### MATERIAL
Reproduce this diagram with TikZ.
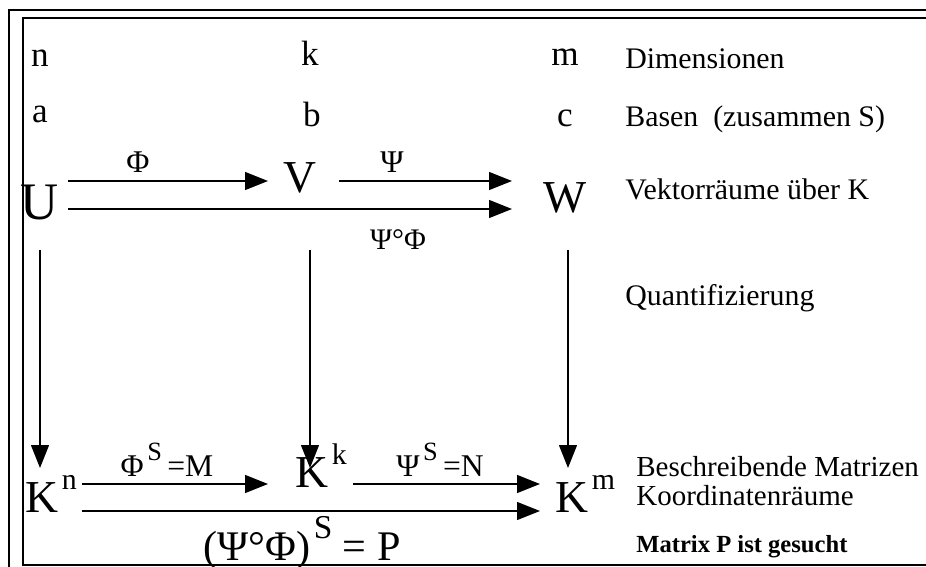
\documentclass[tikz,border=0pt]{standalone}
\usepackage{fontspec}
\setmainfont{Liberation Serif}
\usetikzlibrary{arrows.meta,positioning}
\definecolor{ink}{HTML}{000000}
\newcommand\hochS[3]{\kern2pt\raisebox{#2}{\fontsize{#1}{#1}\selectfont #3}}
\tikzset{
  frame/.style={draw=ink, line width=1.3pt},
  idx/.style={font=\fontsize{20}{24}\selectfont, inner sep=0pt, anchor=base},
  raum/.style={font=\fontsize{26}{30}\selectfont, inner sep=0pt},
  note/.style={font=\fontsize{17}{20}\selectfont, anchor=base west, inner sep=0pt},
  maplbl/.style={font=\fontsize{18}{21}\selectfont, inner sep=0pt},
  pfeil/.style={-{Triangle[length=4.6mm,width=3.6mm]}, line width=0.8pt, draw=ink}
}

\begin{document}
\begin{tikzpicture}[x=0.02cm, y=-0.02cm]
  \useasboundingbox (0,0) rectangle (926,567);
  \clip (0,0) rectangle (926,567);
  % doppelter Rahmen
  \draw[frame] (9,10) rectangle (1000,620);
  \draw[frame] (23,18) rectangle (1000,565);

  % Dimensionen und Basen
  \node[idx] (dn) at (40,67) {n};
  \node[idx] (dk) at (310,66) {k};
  \node[idx] (dm) at (565,66) {m};
  \node[note] (tdim) at (625,69) {Dimensionen};
  \node[idx] (ba) at (40,123) {a};
  \node[idx] (bb) at (312,127) {b};
  \node[idx] (bc) at (565,127) {c};
  \node[note] (tbas) at (625,127) {Basen\ \ (zusammen S)};

  % Vektorraeume
  \node[raum, font=\fontsize{30}{34}\selectfont] (U) at (40,203) {U};
  \node[raum] (V) at (300,178) {V};
  \node[raum] (W) at (565,198) {W};
  \node[note] (tvek) at (625,200) {Vektorräume über K};

  \coordinate (phiA) at (68,181);
  \coordinate (phiB) at (268,181);
  \coordinate (psiA) at (339,181);
  \coordinate (psiB) at (512,181);
  \coordinate (compA) at (68,209);
  \coordinate (compB) at (512,209);
  \draw[pfeil] (phiA) -- (phiB);
  \draw[pfeil] (psiA) -- (psiB);
  \draw[pfeil] (compA) -- (compB);
  \node[maplbl] (lphi) at (138,162) {Φ};
  \node[maplbl] (lpsi) at (392,162) {Ψ};
  \node[maplbl, font=\fontsize{17}{20}\selectfont] (lcomp) at (398,240) {Ψ°Φ};

  % Quantifizierung
  \coordinate (qU) at (40,250);
  \coordinate (qV) at (310,250);
  \coordinate (qW) at (568,250);
  \coordinate (kU) at (40,468);
  \coordinate (kV) at (310,468);
  \coordinate (kW) at (568,468);
  \draw[pfeil] (qU) -- (kU);
  \draw[pfeil] (qV) -- (kV);
  \draw[pfeil] (qW) -- (kW);
  \node[note] (tquant) at (625,306) {Quantifizierung};

  % Koordinatenraeume
  \node[raum, anchor=base west] (Kn) at (25,512) {K\hochS{17}{0.5em}{n}};
  \node[raum, anchor=base west] (Kk) at (295,487) {K\hochS{17}{0.5em}{k}};
  \node[raum, anchor=base west] (Km) at (555,512) {K\hochS{17}{0.5em}{m}};
  \node[note, font=\fontsize{16.5}{20}\selectfont] (tbes) at (636,476) {Beschreibende Matrizen};
  \node[note, font=\fontsize{16.5}{20}\selectfont] (tkoo) at (636,505) {Koordinatenräume};
  \node[note, font=\fontsize{14}{17}\selectfont\bfseries] (tges) at (636,552) {Matrix P ist gesucht};

  \coordinate (mA) at (82,484);
  \coordinate (mB) at (268,484);
  \coordinate (nA) at (353,484);
  \coordinate (nB) at (540,484);
  \coordinate (pA) at (82,511);
  \coordinate (pB) at (540,511);
  \draw[pfeil] (mA) -- (mB);
  \draw[pfeil] (nA) -- (nB);
  \draw[pfeil] (pA) -- (pB);
  \node[maplbl] (lM) at (167,460) {Φ\hochS{15}{0.5em}{S}\,=M};
  \node[maplbl] (lN) at (440,460) {Ψ\hochS{15}{0.5em}{S}\,=N};
  \node[raum, anchor=base, font=\fontsize{24}{28}\selectfont] (lP) at (302,560) {(Ψ°Φ)\hochS{19}{0.5em}{S} = P};
\end{tikzpicture}
\end{document}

### AIM
Take the data above and repeat it exactly, leaving each picture out.

### WORKED SOLUTION
Reproduce this diagram with TikZ.
\documentclass[tikz,border=0pt]{standalone}
\usepackage{fontspec}
\setmainfont{Liberation Serif}
\usetikzlibrary{arrows.meta,positioning}
\definecolor{ink}{HTML}{000000}
\newcommand\hochS[3]{\kern2pt\raisebox{#2}{\fontsize{#1}{#1}\selectfont #3}}
\tikzset{
  frame/.style={draw=ink, line width=1.3pt},
  idx/.style={font=\fontsize{20}{24}\selectfont, inner sep=0pt, anchor=base},
  raum/.style={font=\fontsize{26}{30}\selectfont, inner sep=0pt},
  note/.style={font=\fontsize{17}{20}\selectfont, anchor=base west, inner sep=0pt},
  maplbl/.style={font=\fontsize{18}{21}\selectfont, inner sep=0pt},
  pfeil/.style={-{Triangle[length=4.6mm,width=3.6mm]}, line width=0.8pt, draw=ink}
}

\begin{document}
\begin{tikzpicture}[x=0.02cm, y=-0.02cm]
  \useasboundingbox (0,0) rectangle (926,567);
  \clip (0,0) rectangle (926,567);
  % doppelter Rahmen
  \draw[frame] (9,10) rectangle (1000,620);
  \draw[frame] (23,18) rectangle (1000,565);

  % Dimensionen und Basen
  \node[idx] (dn) at (40,67) {n};
  \node[idx] (dk) at (310,66) {k};
  \node[idx] (dm) at (565,66) {m};
  \node[note] (tdim) at (625,69) {Dimensionen};
  \node[idx] (ba) at (40,123) {a};
  \node[idx] (bb) at (312,127) {b};
  \node[idx] (bc) at (565,127) {c};
  \node[note] (tbas) at (625,127) {Basen\ \ (zusammen S)};

  % Vektorraeume
  \node[raum, font=\fontsize{30}{34}\selectfont] (U) at (40,203) {U};
  \node[raum] (V) at (300,178) {V};
  \node[raum] (W) at (565,198) {W};
  \node[note] (tvek) at (625,200) {Vektorräume über K};

  \coordinate (phiA) at (68,181);
  \coordinate (phiB) at (268,181);
  \coordinate (psiA) at (339,181);
  \coordinate (psiB) at (512,181);
  \coordinate (compA) at (68,209);
  \coordinate (compB) at (512,209);
  \draw[pfeil] (phiA) -- (phiB);
  \draw[pfeil] (psiA) -- (psiB);
  \draw[pfeil] (compA) -- (compB);
  \node[maplbl] (lphi) at (138,162) {Φ};
  \node[maplbl] (lpsi) at (392,162) {Ψ};
  \node[maplbl, font=\fontsize{17}{20}\selectfont] (lcomp) at (398,240) {Ψ°Φ};

  % Quantifizierung
  \coordinate (qU) at (40,250);
  \coordinate (qV) at (310,250);
  \coordinate (qW) at (568,250);
  \coordinate (kU) at (40,468);
  \coordinate (kV) at (310,468);
  \coordinate (kW) at (568,468);
  \draw[pfeil] (qU) -- (kU);
  \draw[pfeil] (qV) -- (kV);
  \draw[pfeil] (qW) -- (kW);
  \node[note] (tquant) at (625,306) {Quantifizierung};

  % Koordinatenraeume
  \node[raum, anchor=base west] (Kn) at (25,512) {K\hochS{17}{0.5em}{n}};
  \node[raum, anchor=base west] (Kk) at (295,487) {K\hochS{17}{0.5em}{k}};
  \node[raum, anchor=base west] (Km) at (555,512) {K\hochS{17}{0.5em}{m}};
  \node[note, font=\fontsize{16.5}{20}\selectfont] (tbes) at (636,476) {Beschreibende Matrizen};
  \node[note, font=\fontsize{16.5}{20}\selectfont] (tkoo) at (636,505) {Koordinatenräume};
  \node[note, font=\fontsize{14}{17}\selectfont\bfseries] (tges) at (636,552) {Matrix P ist gesucht};

  \coordinate (mA) at (82,484);
  \coordinate (mB) at (268,484);
  \coordinate (nA) at (353,484);
  \coordinate (nB) at (540,484);
  \coordinate (pA) at (82,511);
  \coordinate (pB) at (540,511);
  \draw[pfeil] (mA) -- (mB);
  \draw[pfeil] (nA) -- (nB);
  \draw[pfeil] (pA) -- (pB);
  \node[maplbl] (lM) at (167,460) {Φ\hochS{15}{0.5em}{S}\,=M};
  \node[maplbl] (lN) at (440,460) {Ψ\hochS{15}{0.5em}{S}\,=N};
  \node[raum, anchor=base, font=\fontsize{24}{28}\selectfont] (lP) at (302,560) {(Ψ°Φ)\hochS{19}{0.5em}{S} = P};
\end{tikzpicture}
\end{document}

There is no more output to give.